**EXERCISE AIM**
From the first line of the listing below, retype each line up to and including the one with "Chart.register(...registerables);"; pictures stay out.

◆ ◆ ◆

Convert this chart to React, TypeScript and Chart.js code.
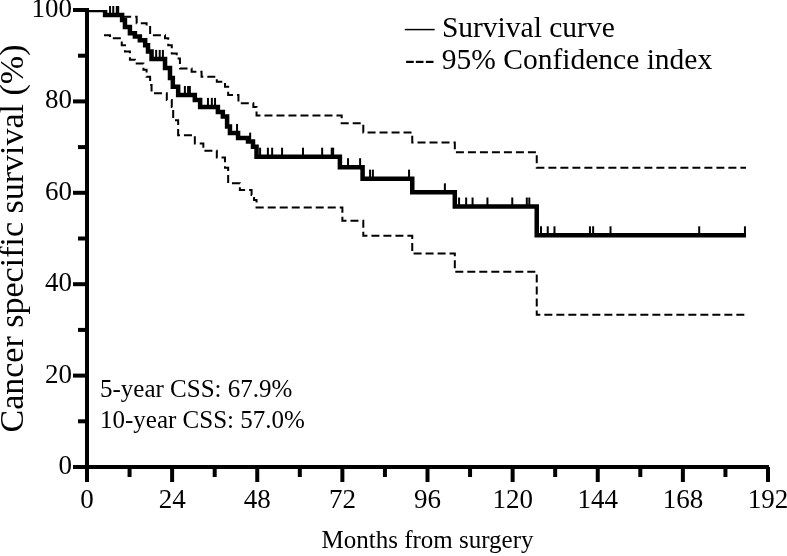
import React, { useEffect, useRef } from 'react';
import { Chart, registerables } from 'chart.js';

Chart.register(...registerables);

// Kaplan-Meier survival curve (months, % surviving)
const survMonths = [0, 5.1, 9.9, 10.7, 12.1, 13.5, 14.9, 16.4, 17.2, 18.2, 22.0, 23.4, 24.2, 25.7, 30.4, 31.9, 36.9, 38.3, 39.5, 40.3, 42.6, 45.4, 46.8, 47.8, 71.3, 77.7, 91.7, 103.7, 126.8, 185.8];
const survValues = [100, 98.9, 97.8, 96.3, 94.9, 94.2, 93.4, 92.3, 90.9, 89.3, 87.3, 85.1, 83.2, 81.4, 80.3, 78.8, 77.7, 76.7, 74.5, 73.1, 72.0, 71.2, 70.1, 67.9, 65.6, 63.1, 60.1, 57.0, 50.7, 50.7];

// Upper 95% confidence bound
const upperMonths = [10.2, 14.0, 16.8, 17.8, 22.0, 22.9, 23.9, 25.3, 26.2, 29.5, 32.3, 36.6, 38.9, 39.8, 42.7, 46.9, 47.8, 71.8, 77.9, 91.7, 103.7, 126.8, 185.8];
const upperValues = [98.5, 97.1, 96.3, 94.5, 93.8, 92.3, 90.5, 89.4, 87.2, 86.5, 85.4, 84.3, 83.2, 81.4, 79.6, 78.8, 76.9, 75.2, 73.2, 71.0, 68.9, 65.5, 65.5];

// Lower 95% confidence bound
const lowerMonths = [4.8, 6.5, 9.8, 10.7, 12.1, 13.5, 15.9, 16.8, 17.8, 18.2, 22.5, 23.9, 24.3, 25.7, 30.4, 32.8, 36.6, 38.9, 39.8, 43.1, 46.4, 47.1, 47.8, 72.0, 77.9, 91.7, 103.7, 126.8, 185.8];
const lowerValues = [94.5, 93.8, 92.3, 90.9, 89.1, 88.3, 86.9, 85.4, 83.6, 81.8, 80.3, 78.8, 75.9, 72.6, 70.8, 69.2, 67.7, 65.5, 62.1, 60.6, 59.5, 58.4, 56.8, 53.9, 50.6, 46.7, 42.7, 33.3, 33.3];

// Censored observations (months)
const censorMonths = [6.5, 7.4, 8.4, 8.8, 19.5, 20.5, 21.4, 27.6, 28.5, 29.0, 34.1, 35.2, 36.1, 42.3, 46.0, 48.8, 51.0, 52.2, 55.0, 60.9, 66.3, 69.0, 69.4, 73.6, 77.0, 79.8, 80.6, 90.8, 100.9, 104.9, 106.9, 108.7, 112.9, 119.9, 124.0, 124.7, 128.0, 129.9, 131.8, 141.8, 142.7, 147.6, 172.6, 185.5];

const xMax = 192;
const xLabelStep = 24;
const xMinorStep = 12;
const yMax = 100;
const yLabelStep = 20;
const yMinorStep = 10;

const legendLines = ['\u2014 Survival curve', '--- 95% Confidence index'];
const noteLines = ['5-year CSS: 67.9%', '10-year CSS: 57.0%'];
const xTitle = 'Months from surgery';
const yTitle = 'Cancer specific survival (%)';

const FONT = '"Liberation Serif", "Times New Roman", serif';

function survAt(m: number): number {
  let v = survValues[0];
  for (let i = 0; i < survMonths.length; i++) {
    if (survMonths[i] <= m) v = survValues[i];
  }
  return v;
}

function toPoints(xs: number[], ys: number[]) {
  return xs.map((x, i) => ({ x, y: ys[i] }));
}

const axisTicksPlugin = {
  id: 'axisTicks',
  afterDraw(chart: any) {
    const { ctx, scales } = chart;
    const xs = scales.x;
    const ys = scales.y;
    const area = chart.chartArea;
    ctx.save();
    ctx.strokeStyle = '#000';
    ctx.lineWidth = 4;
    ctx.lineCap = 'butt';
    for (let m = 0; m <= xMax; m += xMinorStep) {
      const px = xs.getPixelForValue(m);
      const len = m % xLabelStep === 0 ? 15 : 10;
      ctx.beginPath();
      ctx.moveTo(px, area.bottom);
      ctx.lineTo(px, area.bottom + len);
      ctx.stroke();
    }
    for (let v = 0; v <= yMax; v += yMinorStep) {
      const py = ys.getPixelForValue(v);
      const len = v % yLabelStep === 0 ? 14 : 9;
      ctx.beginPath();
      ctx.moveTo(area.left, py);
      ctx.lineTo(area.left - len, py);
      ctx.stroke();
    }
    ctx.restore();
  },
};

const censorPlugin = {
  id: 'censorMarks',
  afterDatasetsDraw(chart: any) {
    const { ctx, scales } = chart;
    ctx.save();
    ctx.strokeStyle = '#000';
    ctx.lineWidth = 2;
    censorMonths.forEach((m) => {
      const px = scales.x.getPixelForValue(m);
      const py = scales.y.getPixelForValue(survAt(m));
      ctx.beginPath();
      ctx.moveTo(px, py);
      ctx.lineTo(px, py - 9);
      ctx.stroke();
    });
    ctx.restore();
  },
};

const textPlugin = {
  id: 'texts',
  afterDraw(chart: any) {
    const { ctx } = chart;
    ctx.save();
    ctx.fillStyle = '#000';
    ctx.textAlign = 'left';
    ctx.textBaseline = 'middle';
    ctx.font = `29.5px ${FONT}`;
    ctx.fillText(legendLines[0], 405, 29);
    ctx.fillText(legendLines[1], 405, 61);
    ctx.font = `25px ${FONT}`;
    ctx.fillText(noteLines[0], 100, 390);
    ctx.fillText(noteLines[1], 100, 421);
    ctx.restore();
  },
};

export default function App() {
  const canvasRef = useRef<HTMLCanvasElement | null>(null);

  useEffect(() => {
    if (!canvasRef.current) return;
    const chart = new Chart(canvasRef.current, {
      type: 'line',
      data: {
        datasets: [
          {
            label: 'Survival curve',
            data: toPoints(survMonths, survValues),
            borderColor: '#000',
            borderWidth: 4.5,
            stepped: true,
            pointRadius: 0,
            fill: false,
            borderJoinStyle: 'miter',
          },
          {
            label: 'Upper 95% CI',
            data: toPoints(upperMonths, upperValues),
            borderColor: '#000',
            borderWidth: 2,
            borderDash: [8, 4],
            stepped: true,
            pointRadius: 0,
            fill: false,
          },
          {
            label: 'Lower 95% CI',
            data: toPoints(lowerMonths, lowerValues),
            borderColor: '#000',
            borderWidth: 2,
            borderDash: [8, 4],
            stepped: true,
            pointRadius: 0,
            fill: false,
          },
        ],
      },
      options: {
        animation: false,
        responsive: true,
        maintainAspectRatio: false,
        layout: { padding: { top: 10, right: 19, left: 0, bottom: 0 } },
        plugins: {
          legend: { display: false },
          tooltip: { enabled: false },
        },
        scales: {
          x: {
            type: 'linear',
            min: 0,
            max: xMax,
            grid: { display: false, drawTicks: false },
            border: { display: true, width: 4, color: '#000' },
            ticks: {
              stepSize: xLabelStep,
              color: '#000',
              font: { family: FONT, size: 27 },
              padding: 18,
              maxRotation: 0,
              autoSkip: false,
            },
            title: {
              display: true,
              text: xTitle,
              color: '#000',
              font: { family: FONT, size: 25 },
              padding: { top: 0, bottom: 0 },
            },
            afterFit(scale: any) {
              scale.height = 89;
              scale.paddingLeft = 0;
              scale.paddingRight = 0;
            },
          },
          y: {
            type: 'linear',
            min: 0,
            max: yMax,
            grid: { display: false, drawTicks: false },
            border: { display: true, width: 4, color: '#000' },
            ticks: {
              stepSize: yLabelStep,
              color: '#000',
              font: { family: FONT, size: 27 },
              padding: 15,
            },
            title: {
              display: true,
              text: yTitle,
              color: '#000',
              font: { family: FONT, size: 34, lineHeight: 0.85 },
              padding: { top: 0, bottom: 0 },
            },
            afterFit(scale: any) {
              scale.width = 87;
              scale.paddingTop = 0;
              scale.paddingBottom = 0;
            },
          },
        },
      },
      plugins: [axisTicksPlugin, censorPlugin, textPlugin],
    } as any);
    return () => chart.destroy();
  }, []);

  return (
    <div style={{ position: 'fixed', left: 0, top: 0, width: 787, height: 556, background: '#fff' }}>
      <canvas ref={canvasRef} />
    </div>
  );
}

◆ ◆ ◆

**RESPONSE TO THIS TASK**
Convert this chart to React, TypeScript and Chart.js code.
import React, { useEffect, useRef } from 'react';
import { Chart, registerables } from 'chart.js';

Chart.register(...registerables);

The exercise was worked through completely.